Wilson recalls that “there have been some very specific moments over the last six years when I’ve seen things that have brought me to tears, looking through my camera crying. But I’ve never not taken those pictures, because I have to take them.”

There were, he adds, moments when, confronted with a terrible sight or story, he wondered whether he could carry on. “But the answer was always yes,” he says, “for the simple reason that I’m free and I’m alive and I’m able to see these things, I’m able to go to these places and walk away from them… and so it’s my responsibility to make this work.”

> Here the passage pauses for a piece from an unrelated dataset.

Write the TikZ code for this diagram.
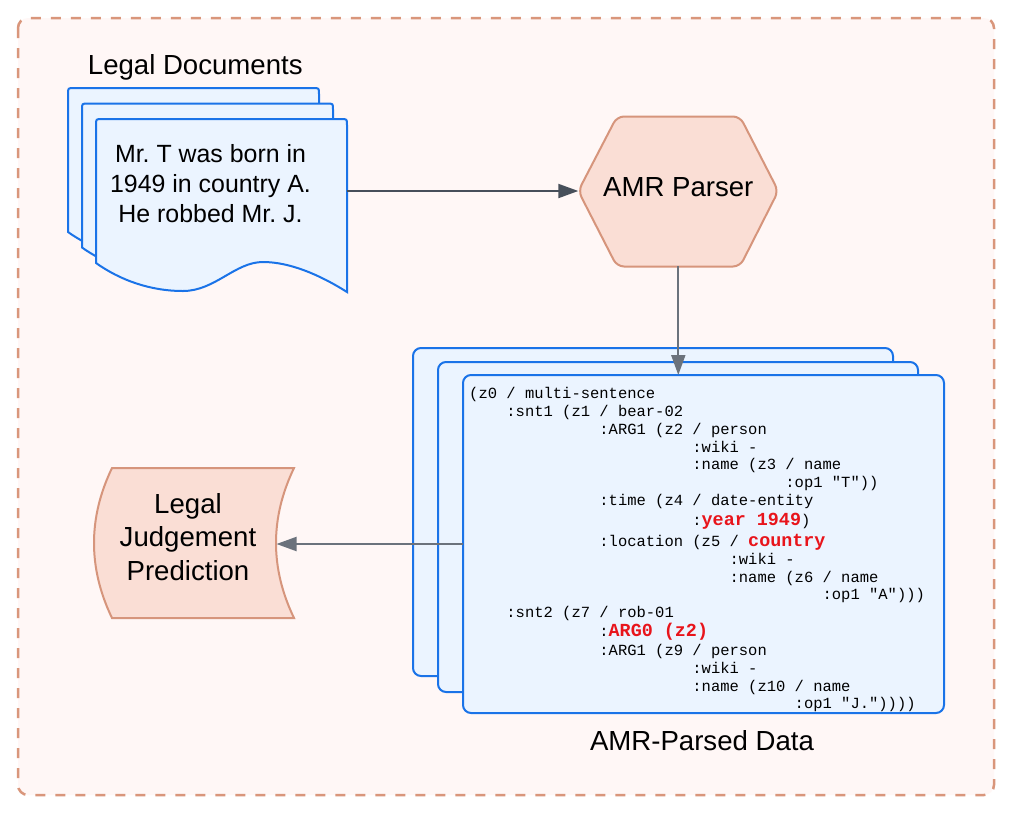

Wilson describes his work as focused on “landscape, history and memory.” He says the “moments of grief” he frequently experienced on his return to Britain from a trip abroad most often stemmed from the fact that the places he had visited were connected to one of the 22 stories.

“If you go to these locations and you have knowledge of an individual [who] was there it becomes so much more powerful in that way,” he says.

It’s that power that he hopes readers of the book may experience if they then visit the locations.

“It makes it much harder to deal with, but it makes it a much stronger emotion, which means that I hope people will learn more and it will stay with them for longer,” Wilson says.

But there is also a simpler, yet perhaps more profound, message that Wilson also wants the stories of the individuals featured in the book to convey: “The aim is to make the reader aware of how amazing, but how like us, they were and how like them we are, and how easily these people could be us as well.”